Dr. Frank Berghaus, 21. Mai 2009
zu Vorrang der Menschlichkeit von Adonis
Der Analyse von Adonis mag man ja zustimmen. Ein Haupthindernis im so
genannten interreligiösen Dialog liegt aber m.E. darin, dass die eigentlichen Konfliktlinien nicht sauber definiert sind. Islam ist eben nicht nur Religion, sondern untrennbar Religion und gesellschaftlich-politisches Modell. Islam ohne Staat tut sich schon deshalb so unendlich schwer, weil er historisch nie dazu gezwungen war, eigene Organisationsstrukturen zu entwickeln, die unabhängig vom Staat funktionieren. Ganz anders z. B. die katholische Kirche, die gleich in welcher Art von Zivilgesellschaft mit eigenen Strukturen (und eigenem Recht!) agiert.
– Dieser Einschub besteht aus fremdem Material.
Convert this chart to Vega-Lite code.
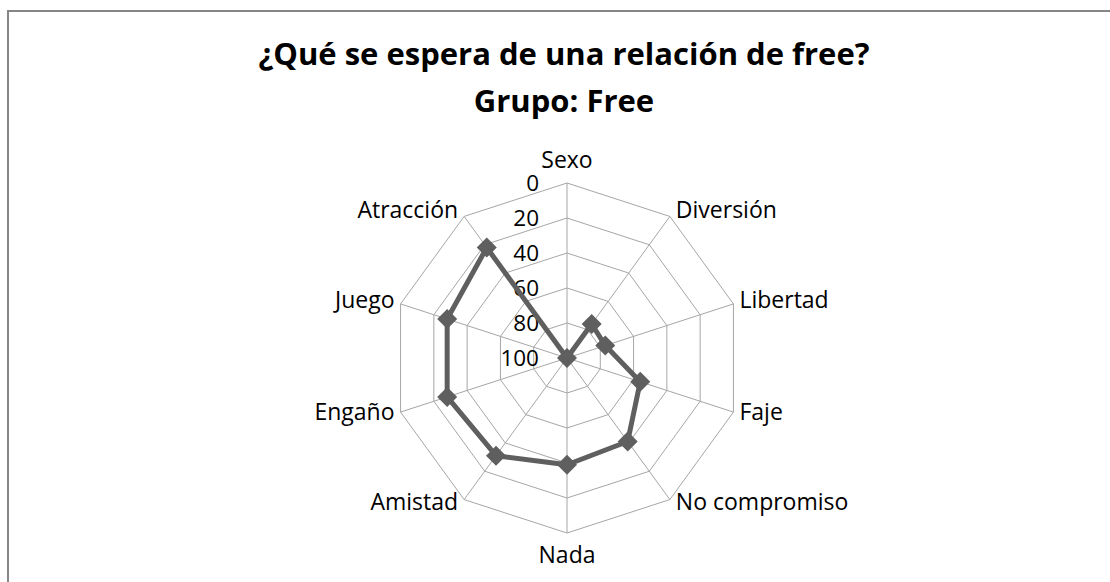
{
  "$schema": "https://vega.github.io/schema/vega-lite/v6.json",
  "width": 1104,
  "height": 573,
  "autosize": {"type": "none"},
  "padding": {"left": 8, "top": 11, "right": -2, "bottom": -2},
  "background": "white",
  "title": {
    "text": "¿Qué se espera de una relación de free?",
    "subtitle": "Grupo: Free",
    "font": "Open Sans", "fontSize": 31, "fontWeight": "bold", "color": "#000000",
    "subtitleFont": "Open Sans", "subtitleFontSize": 31, "subtitleFontWeight": "bold", "subtitleColor": "#000000",
    "subtitlePadding": 16,
    "anchor": "middle", "frame": "group", "offset": -108, "dx": 4
  },
  "config": {"view": {"stroke": "#868686", "strokeWidth": 2}, "font": "Open Sans"},
  "datasets": {
    "cats": [
      {"i": 0, "cat": "Sexo"}, {"i": 1, "cat": "Diversión"}, {"i": 2, "cat": "Libertad"},
      {"i": 3, "cat": "Faje"}, {"i": 4, "cat": "No compromiso"}, {"i": 5, "cat": "Nada"},
      {"i": 6, "cat": "Amistad"}, {"i": 7, "cat": "Engaño"}, {"i": 8, "cat": "Juego"},
      {"i": 9, "cat": "Atracción"}
    ],
    "series": [
      {"i": 0, "cat": "Sexo", "v": 100}, {"i": 1, "cat": "Diversión", "v": 76},
      {"i": 2, "cat": "Libertad", "v": 77}, {"i": 3, "cat": "Faje", "v": 56},
      {"i": 4, "cat": "No compromiso", "v": 41}, {"i": 5, "cat": "Nada", "v": 39},
      {"i": 6, "cat": "Amistad", "v": 31}, {"i": 7, "cat": "Engaño", "v": 28},
      {"i": 8, "cat": "Juego", "v": 28}, {"i": 9, "cat": "Atracción", "v": 22}
    ],
    "rings": [
      {"i": 0, "levels": [0, 20, 40, 60, 80]}, {"i": 1, "levels": [0, 20, 40, 60, 80]},
      {"i": 2, "levels": [0, 20, 40, 60, 80]}, {"i": 3, "levels": [0, 20, 40, 60, 80]},
      {"i": 4, "levels": [0, 20, 40, 60, 80]}, {"i": 5, "levels": [0, 20, 40, 60, 80]},
      {"i": 6, "levels": [0, 20, 40, 60, 80]}, {"i": 7, "levels": [0, 20, 40, 60, 80]},
      {"i": 8, "levels": [0, 20, 40, 60, 80]}, {"i": 9, "levels": [0, 20, 40, 60, 80]},
      {"i": 10, "levels": [0, 20, 40, 60, 80]}
    ],
    "ticks": [{"level": 0}, {"level": 20}, {"level": 40}, {"level": 60}, {"level": 80}, {"level": 100}]
  },
  "layer": [
    {
      "data": {"name": "rings"},
      "transform": [
        {"flatten": ["levels"], "as": ["level"]},
        {"calculate": "(100 - datum.level) * 1.75", "as": "r"},
        {"calculate": "datum.r * sin(datum.i * PI / 5)", "as": "x"},
        {"calculate": "datum.r * cos(datum.i * PI / 5)", "as": "y"}
      ],
      "mark": {"type": "line", "stroke": "#a6a6a6", "strokeWidth": 1},
      "encoding": {
        "x": {"field": "x", "type": "quantitative", "scale": {"domain": [-559, 545], "nice": false, "zero": false}, "axis": null},
        "y": {"field": "y", "type": "quantitative", "scale": {"domain": [-226, 347], "nice": false, "zero": false}, "axis": null},
        "detail": {"field": "level", "type": "nominal"},
        "order": {"field": "i", "type": "quantitative"}
      }
    },
    {
      "data": {"name": "cats"},
      "transform": [
        {"calculate": "0", "as": "x0"},
        {"calculate": "0", "as": "y0"},
        {"calculate": "175 * sin(datum.i * PI / 5)", "as": "x2"},
        {"calculate": "175 * cos(datum.i * PI / 5)", "as": "y2"}
      ],
      "mark": {"type": "rule", "stroke": "#a6a6a6", "strokeWidth": 1},
      "encoding": {
        "x": {"field": "x0", "type": "quantitative", "scale": {"domain": [-559, 545], "nice": false, "zero": false}, "axis": null},
        "y": {"field": "y0", "type": "quantitative", "scale": {"domain": [-226, 347], "nice": false, "zero": false}, "axis": null},
        "x2": {"field": "x2"},
        "y2": {"field": "y2"}
      }
    },
    {
      "data": {"name": "ticks"},
      "transform": [
        {"calculate": "0", "as": "x"},
        {"calculate": "(100 - datum.level) * 1.75", "as": "y"}
      ],
      "mark": {"type": "text", "align": "right", "baseline": "middle", "dx": -28, "dy": 1, "fontSize": 22.5, "font": "Open Sans", "color": "#000000"},
      "encoding": {
        "x": {"field": "x", "type": "quantitative", "scale": {"domain": [-559, 545], "nice": false, "zero": false}, "axis": null},
        "y": {"field": "y", "type": "quantitative", "scale": {"domain": [-226, 347], "nice": false, "zero": false}, "axis": null},
        "text": {"field": "level", "type": "nominal"}
      }
    },
    {
      "data": {"name": "series"},
      "transform": [
        {"calculate": "(100 - datum.v) * 1.75", "as": "r"},
        {"calculate": "datum.r * sin(datum.i * PI / 5)", "as": "x"},
        {"calculate": "datum.r * cos(datum.i * PI / 5)", "as": "y"}
      ],
      "layer": [
        {
          "mark": {"type": "line", "stroke": "#5f5f5f", "strokeWidth": 5, "strokeJoin": "round"},
          "encoding": {
            "x": {"field": "x", "type": "quantitative", "scale": {"domain": [-559, 545], "nice": false, "zero": false}, "axis": null},
            "y": {"field": "y", "type": "quantitative", "scale": {"domain": [-226, 347], "nice": false, "zero": false}, "axis": null},
            "order": {"field": "i", "type": "quantitative"}
          }
        },
        {
          "transform": [{"filter": "datum.i == 9 || datum.i == 0"}],
          "mark": {"type": "line", "stroke": "#5f5f5f", "strokeWidth": 5},
          "encoding": {
            "x": {"field": "x", "type": "quantitative", "scale": {"domain": [-559, 545], "nice": false, "zero": false}, "axis": null},
            "y": {"field": "y", "type": "quantitative", "scale": {"domain": [-226, 347], "nice": false, "zero": false}, "axis": null},
            "order": {"field": "i", "type": "quantitative"}
          }
        },
        {
          "mark": {"type": "point", "shape": "diamond", "filled": true, "size": 400, "color": "#5f5f5f", "opacity": 1},
          "encoding": {
            "x": {"field": "x", "type": "quantitative", "scale": {"domain": [-559, 545], "nice": false, "zero": false}, "axis": null},
            "y": {"field": "y", "type": "quantitative", "scale": {"domain": [-226, 347], "nice": false, "zero": false}, "axis": null}
          }
        }
      ]
    },
    {
      "data": {"name": "cats"},
      "transform": [
        {"calculate": "175 * sin(datum.i * PI / 5)", "as": "x"},
        {"calculate": "175 * cos(datum.i * PI / 5) + 6 * cos(datum.i * PI / 5)", "as": "y"}
      ],
      "layer": [
        {
          "transform": [{"filter": "datum.i >= 1 && datum.i <= 4"}],
          "mark": {"type": "text", "align": "left", "baseline": "middle", "dx": 6, "dy": -1, "fontSize": 23, "font": "Open Sans", "color": "#000000"},
          "encoding": {
            "x": {"field": "x", "type": "quantitative", "scale": {"domain": [-559, 545], "nice": false, "zero": false}, "axis": null},
            "y": {"field": "y", "type": "quantitative", "scale": {"domain": [-226, 347], "nice": false, "zero": false}, "axis": null},
            "text": {"field": "cat", "type": "nominal"}
          }
        },
        {
          "transform": [{"filter": "datum.i >= 6"}],
          "mark": {"type": "text", "align": "right", "baseline": "middle", "dx": -6, "dy": -1, "fontSize": 23, "font": "Open Sans", "color": "#000000"},
          "encoding": {
            "x": {"field": "x", "type": "quantitative", "scale": {"domain": [-559, 545], "nice": false, "zero": false}, "axis": null},
            "y": {"field": "y", "type": "quantitative", "scale": {"domain": [-226, 347], "nice": false, "zero": false}, "axis": null},
            "text": {"field": "cat", "type": "nominal"}
          }
        },
        {
          "transform": [{"filter": "datum.i == 0"}],
          "mark": {"type": "text", "align": "center", "baseline": "middle", "dy": -16, "fontSize": 23, "font": "Open Sans", "color": "#000000"},
          "encoding": {
            "x": {"field": "x", "type": "quantitative", "scale": {"domain": [-559, 545], "nice": false, "zero": false}, "axis": null},
            "y": {"field": "y", "type": "quantitative", "scale": {"domain": [-226, 347], "nice": false, "zero": false}, "axis": null},
            "text": {"field": "cat", "type": "nominal"}
          }
        },
        {
          "transform": [{"filter": "datum.i == 5"}],
          "mark": {"type": "text", "align": "center", "baseline": "middle", "dy": 17, "fontSize": 23, "font": "Open Sans", "color": "#000000"},
          "encoding": {
            "x": {"field": "x", "type": "quantitative", "scale": {"domain": [-559, 545], "nice": false, "zero": false}, "axis": null},
            "y": {"field": "y", "type": "quantitative", "scale": {"domain": [-226, 347], "nice": false, "zero": false}, "axis": null},
            "text": {"field": "cat", "type": "nominal"}
          }
        }
      ]
    }
  ]
}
Zweifellos ein Erfolg der Aufklärung, der im Islam noch fehlt. Erste Ansätze dazu finden sich zwar im sog. "Euroislam" (s. Bassam Tibi), doch ist dessen Akzeptanz durch "rechtgläubige" Muslime bisher verschwindend gering. Ein weiterer Schwachpunkt Adonis liegt darin, dass er sich ausschließlich auf "Gläubige" bezieht und dabei verkennt, dass moderne Gesellschaft im Westen einen hohen Anteil (in D ca. 30%) an Bürgern aufweist, die völlig ohne metaphysische Erklärungen ein zufriedenes und erfülltes Leben führen. Oder sollen wir etwa der unsinnigen Forderung Peter Scholl-Latours folgen, der Westen müsse eben wieder christlicher werden, damit er endlich von den Moslemen als Ansprechpartner akzeptiert wird?